Beautiful!! I too love the composition - it's as if the shot is cut diagonally from bottom left to top right. And you've captured the moment of hovering.


----------



## lostprophet (Jul 3, 2008)

thank you


----------



## the real slim aidy (Jul 3, 2008)

coool shot


----------



## lostprophet (Jul 3, 2008)

ta


----------



## mmcduffie1 (Jul 5, 2008)

Wow!
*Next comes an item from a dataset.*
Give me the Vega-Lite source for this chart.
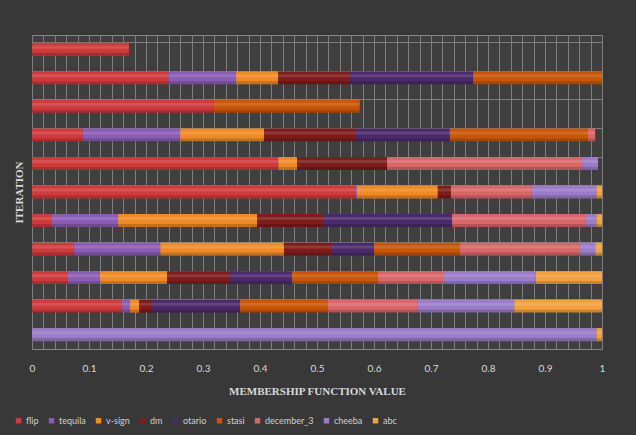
{
  "$schema": "https://vega.github.io/schema/vega-lite/v6.json",
  "autosize": "none",
  "width": 570,
  "height": 314,
  "padding": {"left": 32, "top": 35, "right": 34, "bottom": 86},
  "background": "#383838",
  "config": {
    "view": {"fill": "#3f3f3f", "stroke": "#858585", "strokeWidth": 1},
    "font": "Lato"
  },
  "data": {
    "values": [
      {"iteration": 11, "algorithm": "flip", "value": 0.17},
      {"iteration": 10, "algorithm": "flip", "value": 0.239},
      {"iteration": 10, "algorithm": "tequila", "value": 0.119},
      {"iteration": 10, "algorithm": "v-sign", "value": 0.074},
      {"iteration": 10, "algorithm": "dm", "value": 0.126},
      {"iteration": 10, "algorithm": "otario", "value": 0.216},
      {"iteration": 10, "algorithm": "stasi", "value": 0.226},
      {"iteration": 9, "algorithm": "flip", "value": 0.318},
      {"iteration": 9, "algorithm": "stasi", "value": 0.257},
      {"iteration": 8, "algorithm": "flip", "value": 0.089},
      {"iteration": 8, "algorithm": "tequila", "value": 0.171},
      {"iteration": 8, "algorithm": "v-sign", "value": 0.147},
      {"iteration": 8, "algorithm": "dm", "value": 0.161},
      {"iteration": 8, "algorithm": "otario", "value": 0.165},
      {"iteration": 8, "algorithm": "stasi", "value": 0.242},
      {"iteration": 8, "algorithm": "december_3", "value": 0.013},
      {"iteration": 7, "algorithm": "flip", "value": 0.432},
      {"iteration": 7, "algorithm": "v-sign", "value": 0.033},
      {"iteration": 7, "algorithm": "dm", "value": 0.158},
      {"iteration": 7, "algorithm": "december_3", "value": 0.342},
      {"iteration": 7, "algorithm": "cheeba", "value": 0.028},
      {"iteration": 6, "algorithm": "flip", "value": 0.567},
      {"iteration": 6, "algorithm": "tequila", "value": 0.003},
      {"iteration": 6, "algorithm": "v-sign", "value": 0.142},
      {"iteration": 6, "algorithm": "dm", "value": 0.023},
      {"iteration": 6, "algorithm": "december_3", "value": 0.142},
      {"iteration": 6, "algorithm": "cheeba", "value": 0.113},
      {"iteration": 6, "algorithm": "abc", "value": 0.01},
      {"iteration": 5, "algorithm": "flip", "value": 0.035},
      {"iteration": 5, "algorithm": "tequila", "value": 0.116},
      {"iteration": 5, "algorithm": "v-sign", "value": 0.244},
      {"iteration": 5, "algorithm": "dm", "value": 0.117},
      {"iteration": 5, "algorithm": "otario", "value": 0.225},
      {"iteration": 5, "algorithm": "december_3", "value": 0.235},
      {"iteration": 5, "algorithm": "cheeba", "value": 0.018},
      {"iteration": 5, "algorithm": "abc", "value": 0.01},
      {"iteration": 4, "algorithm": "flip", "value": 0.074},
      {"iteration": 4, "algorithm": "tequila", "value": 0.151},
      {"iteration": 4, "algorithm": "v-sign", "value": 0.217},
      {"iteration": 4, "algorithm": "dm", "value": 0.084},
      {"iteration": 4, "algorithm": "otario", "value": 0.074},
      {"iteration": 4, "algorithm": "stasi", "value": 0.151},
      {"iteration": 4, "algorithm": "december_3", "value": 0.21},
      {"iteration": 4, "algorithm": "cheeba", "value": 0.027},
      {"iteration": 4, "algorithm": "abc", "value": 0.012},
      {"iteration": 3, "algorithm": "flip", "value": 0.063},
      {"iteration": 3, "algorithm": "tequila", "value": 0.056},
      {"iteration": 3, "algorithm": "v-sign", "value": 0.118},
      {"iteration": 3, "algorithm": "dm", "value": 0.11},
      {"iteration": 3, "algorithm": "otario", "value": 0.109},
      {"iteration": 3, "algorithm": "stasi", "value": 0.151},
      {"iteration": 3, "algorithm": "december_3", "value": 0.114},
      {"iteration": 3, "algorithm": "cheeba", "value": 0.163},
      {"iteration": 3, "algorithm": "abc", "value": 0.116},
      {"iteration": 2, "algorithm": "flip", "value": 0.158},
      {"iteration": 2, "algorithm": "tequila", "value": 0.014},
      {"iteration": 2, "algorithm": "v-sign", "value": 0.016},
      {"iteration": 2, "algorithm": "dm", "value": 0.022},
      {"iteration": 2, "algorithm": "otario", "value": 0.155},
      {"iteration": 2, "algorithm": "stasi", "value": 0.154},
      {"iteration": 2, "algorithm": "december_3", "value": 0.158},
      {"iteration": 2, "algorithm": "cheeba", "value": 0.169},
      {"iteration": 2, "algorithm": "abc", "value": 0.154},
      {"iteration": 1, "algorithm": "cheeba", "value": 0.99},
      {"iteration": 1, "algorithm": "abc", "value": 0.01}
    ]
  },
  "transform": [
    {"calculate": "indexof(['flip', 'tequila', 'v-sign', 'dm', 'otario', 'stasi', 'december_3', 'cheeba', 'abc'], datum.algorithm)", "as": "seriesOrder"}
  ],
  "encoding": {
    "y": {
      "field": "iteration",
      "type": "ordinal",
      "sort": "descending",
      "scale": {"paddingInner": 0.55, "paddingOuter": 0.275},
      "axis": {
        "title": "ITERATION",
        "titleFont": "Liberation Serif",
        "titleFontSize": 11,
        "titleFontWeight": "bold",
        "titleColor": "#d9d9d9",
        "titlePadding": 8,
        "labels": false,
        "ticks": false,
        "domain": false,
        "grid": true,
        "bandPosition": 0,
        "gridColor": "#7f7f7f",
        "gridWidth": 1
      }
    },
    "x": {
      "field": "value",
      "type": "quantitative",
      "stack": "zero",
      "scale": {"domain": [0, 1], "nice": false},
      "axis": {
        "title": "MEMBERSHIP FUNCTION VALUE",
        "titleFont": "Liberation Serif",
        "titleFontSize": 11,
        "titleFontWeight": "bold",
        "titleColor": "#d9d9d9",
        "titlePadding": 12,
        "values": [0, 0.02, 0.04, 0.06, 0.08, 0.1, 0.12, 0.14, 0.16, 0.18, 0.2, 0.22, 0.24, 0.26, 0.28, 0.3, 0.32, 0.34, 0.36, 0.38, 0.4, 0.42, 0.44, 0.46, 0.48, 0.5, 0.52, 0.54, 0.56, 0.58, 0.6, 0.62, 0.64, 0.66, 0.68, 0.7, 0.72, 0.74, 0.76, 0.78, 0.8, 0.82, 0.84, 0.86, 0.88, 0.9, 0.92, 0.94, 0.96, 0.98, 1],
        "labelExpr": "abs(datum.value * 10 - round(datum.value * 10)) < 0.001 ? '' + round(datum.value * 10) / 10 : ''",
        "labelColor": "#d9d9d9",
        "labelFontSize": 10,
        "labelPadding": 14,
        "labelFlush": false,
        "labelOverlap": false,
        "ticks": false,
        "domain": false,
        "grid": true,
        "gridColor": "#7f7f7f",
        "gridWidth": 1
      }
    },
    "order": {"field": "seriesOrder", "type": "quantitative", "sort": "ascending"}
  },
  "layer": [
    {
      "mark": {"type": "bar"},
      "encoding": {
        "color": {
          "field": "algorithm",
          "type": "nominal",
          "sort": ["flip", "tequila", "v-sign", "dm", "otario", "stasi", "december_3", "cheeba", "abc"],
          "scale": {
            "domain": ["flip", "tequila", "v-sign", "dm", "otario", "stasi", "december_3", "cheeba", "abc"],
            "range": ["#cf3a3c", "#8a5cb4", "#f08a26", "#7e1b1b", "#4b2a6b", "#c95608", "#d9676a", "#9a7cc8", "#f3a03e"]
          },
          "legend": {
            "title": null,
            "orient": "none",
            "direction": "horizontal",
            "legendX": -18,
            "legendY": 381,
            "symbolType": "square",
            "symbolSize": 30,
            "labelColor": "#d0d0d0",
            "labelFontSize": 9,
            "columnPadding": 8,
            "symbolOffset": 0,
            "labelOffset": 3
          }
        }
      }
    },
    {
      "mark": {"type": "bar", "height": 3, "yOffset": -2, "color": "#ffffff", "opacity": 0.13},
      "encoding": {}
    },
    {
      "mark": {"type": "bar", "height": 3, "yOffset": 5, "color": "#000000", "opacity": 0.18},
      "encoding": {}
    }
  ]
}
Nice shot.


----------



## lostprophet (Jul 8, 2008)

many thanks


----------



## LaFoto (Jul 8, 2008)

So you use one of those cameras where you aim, push the button, and it takes 10 pics within less than a second?
I had the chance to hold one of those in my hands (PJ's camera for the swim meet), and even push the button (after he had taken out the card!), feeling how heavy it was and seeing what his 200-400mm lens (don't ask me details) could do. Boy! They are HEAVY! And ever sooo fast!


----------



## TCimages (Jul 8, 2008)

Very Nice!!!


----------



## LaFoto (Jul 8, 2008)

(Side not for Andy: here you can see the camera I was talking about earlier)


----------



## fotolisis (Jul 8, 2008)

Great shot, very nice.


----------